Ибо, в глубинах Египта родясь и выйдя оттуда,
Долгий по воздуху путь совершив и по водным равнинам,
Пал этот мор, наконец, на всё Пандионово племя,198
И на болезнь и на смерть повальную всех обрекая.
Прежде всего голова гореть начинала от жара,
И воспалялись глаза, принимая багровый оттенок;
Следом за этим гортань, чернея глубоко, сочилась
Кровью, и голоса путь зажимали преградою язвы;
Мысли глашатай — язык затекал изверженной кровью,
1150 Слабый от боли, в движеньи тяжелый, шершавый на ощупь.
Дальше, когда, сквозь гортань накопляясь в груди, проникала
Сила болезни затем и в самое сердце больного,
То, расшатавшись, тогда колебалися жизни устои.
Вместе с дыханием рот испускал отвратительный запах,
Тот же, какой издает, загнивая, смердящая падаль.
Силы духовные тут ослаблялись, и тело томилось,
Ослабевая совсем у самого смерти порога.
И безысходной тоской нестерпимые эти страданья
Сопровождались всегда, сочетаясь с мучительным стоном.
1160 Часто и ночью и днем непрерывные схватки икоты
Мышцы и члены больных постоянно сводили и, корча,
Их, истомленных уже, донимали, вконец изнуряя.
Но ни на ком бы не мог ты заметить, чтоб жаром чрезмерным
Кожа горела больных на наружной поверхности тела;
Нет, представлялась она скорей тепловатой на ощупь;
Точно ожогами, все покрывалось тело при этом
Язвами, как при священном огне, обнимающем члены;
Внутренность вся между тем до мозга костей распалялась,
Весь распалялся живот, пламенея, как горн раскаленный.
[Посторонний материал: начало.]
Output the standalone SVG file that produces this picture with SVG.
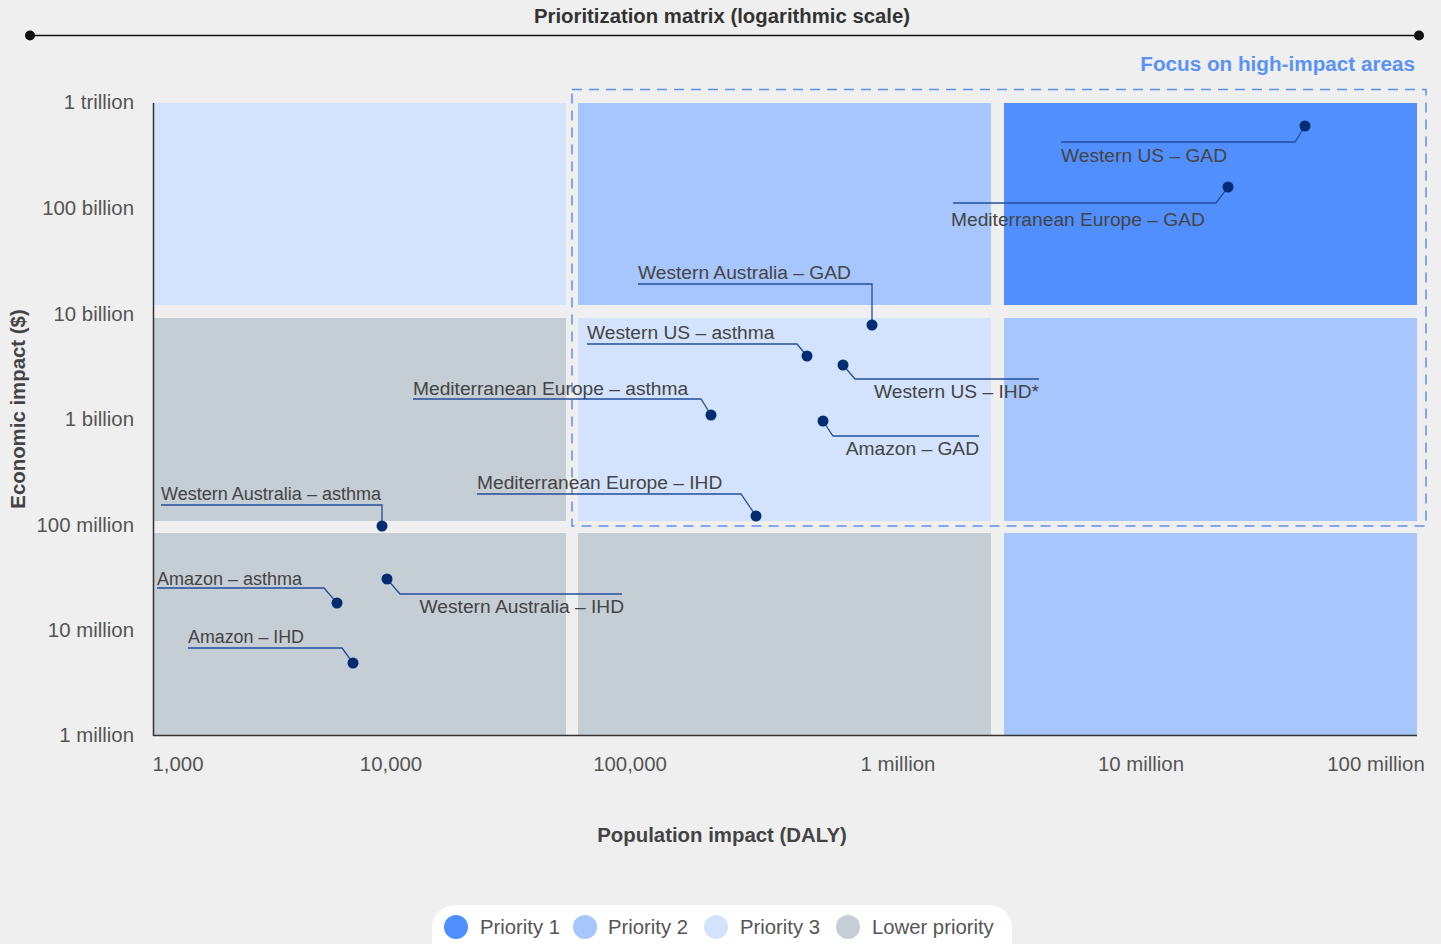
<svg xmlns="http://www.w3.org/2000/svg" width="1441" height="944" viewBox="0 0 1441 944">
<style>
text{font-family:"Liberation Sans",Arial,sans-serif}
.p1{fill:#528ffe}.p2{fill:#a7c6fe}.p3{fill:#d3e3fd}.lo{fill:#c5cdd5}
.tick{font-size:20.4px;fill:#555}
.lab{font-size:19.2px;fill:#444}
.sm{font-size:18px}
.ldr{fill:none;stroke:#234f9c;stroke-width:1.3}
.dot{fill:#002d72}
.leg{font-size:20.3px;fill:#555}
</style>
<rect width="1441" height="944" fill="#efefef"/>
<g id="title">
<text x="722" y="23" text-anchor="middle" font-size="20" font-weight="bold" fill="#333" textLength="376" lengthAdjust="spacingAndGlyphs">Prioritization matrix (logarithmic scale)</text>
<line x1="30" y1="35.5" x2="1419" y2="35.5" stroke="#111" stroke-width="1.5"/>
<circle cx="30" cy="35.5" r="5" fill="#111"/>
<circle cx="1419" cy="35.5" r="5" fill="#111"/>
</g>
<g id="cells">
<rect class="p3" x="153" y="103" width="413" height="202"/>
<rect class="p2" x="578" y="103" width="413" height="202"/>
<rect class="p1" x="1004" y="103" width="413" height="202"/>
<rect class="lo" x="153" y="318" width="413" height="203"/>
<rect class="p3" x="578" y="318" width="413" height="203"/>
<rect class="p2" x="1004" y="318" width="413" height="203"/>
<rect class="lo" x="153" y="533" width="413" height="202"/>
<rect class="lo" x="578" y="533" width="413" height="202"/>
<rect class="p2" x="1004" y="533" width="413" height="202"/>
</g>
<g id="axes">
<polyline points="153.5,103 153.5,735.5 1417,735.5" fill="none" stroke="#333" stroke-width="1.5"/>
<g class="tick" text-anchor="end">
<text x="134" y="109">1 trillion</text>
<text x="134" y="215">100 billion</text>
<text x="134" y="321">10 billion</text>
<text x="134" y="426">1 billion</text>
<text x="134" y="532">100 million</text>
<text x="134" y="637">10 million</text>
<text x="134" y="742">1 million</text>
</g>
<g class="tick" text-anchor="middle">
<text x="178" y="771">1,000</text>
<text x="391" y="771">10,000</text>
<text x="630" y="771">100,000</text>
<text x="898" y="771">1 million</text>
<text x="1141" y="771">10 million</text>
<text x="1376" y="771">100 million</text>
</g>
<text x="722" y="842" text-anchor="middle" font-size="20.4" font-weight="bold" fill="#444">Population impact (DALY)</text>
<text transform="translate(25,409) rotate(-90)" text-anchor="middle" font-size="20.4" font-weight="bold" fill="#444">Economic impact ($)</text>
</g>
<g id="focus">
<rect x="572" y="89.5" width="854" height="436.5" fill="none" stroke="#5b8ff0" stroke-width="1.5" stroke-dasharray="10,7"/>
<text x="1415" y="71" text-anchor="end" font-size="20.7" font-weight="bold" fill="#5a93f5">Focus on high-impact areas</text>
</g>
<g id="connectors">
<polyline class="ldr" points="1305,126 1295,142 1061,142"/>
<polyline class="ldr" points="1228,187 1216,203 953,203"/>
<polyline class="ldr" points="872,325 872,284 638,284"/>
<polyline class="ldr" points="807,356 797,344 587,344"/>
<polyline class="ldr" points="843,365 855,379 1039,379"/>
<polyline class="ldr" points="711,415 701,399 413,399"/>
<polyline class="ldr" points="823,421 833,436 979,436"/>
<polyline class="ldr" points="756,516 741,494 477,494"/>
<polyline class="ldr" points="382,526 382,505 161,505"/>
<polyline class="ldr" points="337,603 324,588 157,588"/>
<polyline class="ldr" points="387,579 400,594 622,594"/>
<polyline class="ldr" points="353,663 342,648 188,648"/>
</g>
<g id="n-wus-gad"><circle class="dot" cx="1305" cy="126" r="5.5"/><text class="lab" x="1061" y="162">Western US – GAD</text></g>
<g id="n-me-gad"><circle class="dot" cx="1228" cy="187" r="5.5"/><text class="lab" x="951" y="226">Mediterranean Europe – GAD</text></g>
<g id="n-wa-gad"><circle class="dot" cx="872" cy="325" r="5.5"/><text class="lab" x="638" y="279">Western Australia – GAD</text></g>
<g id="n-wus-asthma"><circle class="dot" cx="807" cy="356" r="5.5"/><text class="lab" x="587" y="339">Western US – asthma</text></g>
<g id="n-wus-ihd"><circle class="dot" cx="843" cy="365" r="5.5"/><text class="lab" x="1039" y="398" text-anchor="end">Western US – IHD*</text></g>
<g id="n-me-asthma"><circle class="dot" cx="711" cy="415" r="5.5"/><text class="lab" x="413" y="395">Mediterranean Europe – asthma</text></g>
<g id="n-am-gad"><circle class="dot" cx="823" cy="421" r="5.5"/><text class="lab" x="979" y="455" text-anchor="end">Amazon – GAD</text></g>
<g id="n-me-ihd"><circle class="dot" cx="756" cy="516" r="5.5"/><text class="lab" x="477" y="489">Mediterranean Europe – IHD</text></g>
<g id="n-wa-asthma"><circle class="dot" cx="382" cy="526" r="5.5"/><text class="lab sm" x="161" y="500" textLength="220" lengthAdjust="spacingAndGlyphs">Western Australia – asthma</text></g>
<g id="n-am-asthma"><circle class="dot" cx="337" cy="603" r="5.5"/><text class="lab sm" x="157" y="585" textLength="145" lengthAdjust="spacingAndGlyphs">Amazon – asthma</text></g>
<g id="n-wa-ihd"><circle class="dot" cx="387" cy="579" r="5.5"/><text class="lab" x="624" y="613" text-anchor="end">Western Australia – IHD</text></g>
<g id="n-am-ihd"><circle class="dot" cx="353" cy="663" r="5.5"/><text class="lab sm" x="188" y="643" textLength="116" lengthAdjust="spacingAndGlyphs">Amazon – IHD</text></g>
<g id="legend">
<rect x="432" y="905" width="580" height="60" rx="23" fill="#fff"/>
<circle class="p1" cx="456" cy="927" r="12"/><text class="leg" x="480" y="934">Priority 1</text>
<circle class="p2" cx="585" cy="927" r="12"/><text class="leg" x="608" y="934">Priority 2</text>
<circle class="p3" cx="716" cy="927" r="12"/><text class="leg" x="740" y="934">Priority 3</text>
<circle class="lo" cx="848" cy="927" r="12"/><text class="leg" x="872" y="934">Lower priority</text>
</g>
</svg>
1170 Даже и легкая ткань, и одежды тончайшие были
Людям несносны; они лишь прохлады и ветра искали.
В волны холодные рек бросались иные нагими,
Чтобы водой освежить свое воспаленное тело.
1178 Многие вниз головой низвергались в глубины колодцев,
1174 К ним припадая и рты разинув, над ними склонялись:
В воду кидаться влекла неуёмная, жгучая жажда;
Даже и дождь проливной представлялся им жалкой росою,
И передышки болезнь не давала совсем. В изнуреньи
1179 Люди лежали. Врачи бормотали, от страха немея,
1180 Видя всегда пред собой блуждавший, широко открытый
Взгляд воспаленных очей, не знавших ни сна, ни покоя.
Много еще и других появлялось признаков смерти:
Путались мысли, и ум от унынья и страха мешался,
Хмурились брови, лицо становилось свирепым и диким,
Слух раздражен был, и шум раздавался в ушах, не смолкая,
Делалось частым дыханье, а то затяжным или редким,
Шея покрыта была лоснящейся влагою пота,
В жидких и скудных плевках соленая, цвета шафрана,
С хриплым кашлем слюна с трудом выделялась из горла.
1190 Мышцы сводило в руках, и члены тряслись и дрожали,
И, начиная от ног, подыматься все выше и выше
Холод не медлил. Затем, с наступленьем последнего часа,
Ноздри сжимались, и нос, заостряясь в конце, становился
Тонким; впадали глаза и виски; холодея, твердели
Губы; разинут был рот и натянута лобная кожа.
Без промедленья потом коченели отмершие члены.
Вместе с восьмою зарей блестящего солнца обычно
Иль на девятый восход его светоча жизнь прекращалась.
Если же кто избегал почему-нибудь смертной кончины,
1200 То в изнуреньи от язв отвратительных, в черном поносе,
Всё же впоследствии он становился добычею смерти.
Часто еще из ноздрей заложенных шла изобильно
Кровь гнилая, причем голова нестерпимо болела:
Таял тогда человек, теряя последние силы.
Если ж спасались и тут от острого кровотеченья
Гнойного, всё же болезнь уходила в суставы и жилы,
Даже спускаясь к самим детородным частям человека.
Тяжко иные боясь очутиться у смерти порога,
Жизнь сохраняли себе отсечением члена мужского;
1210 Также встречались порой и такие, что жить продолжали,
Хоть и без рук и без ног, а иные лишались и зренья.
Вот до чего доводил отчаянный страх перед смертью!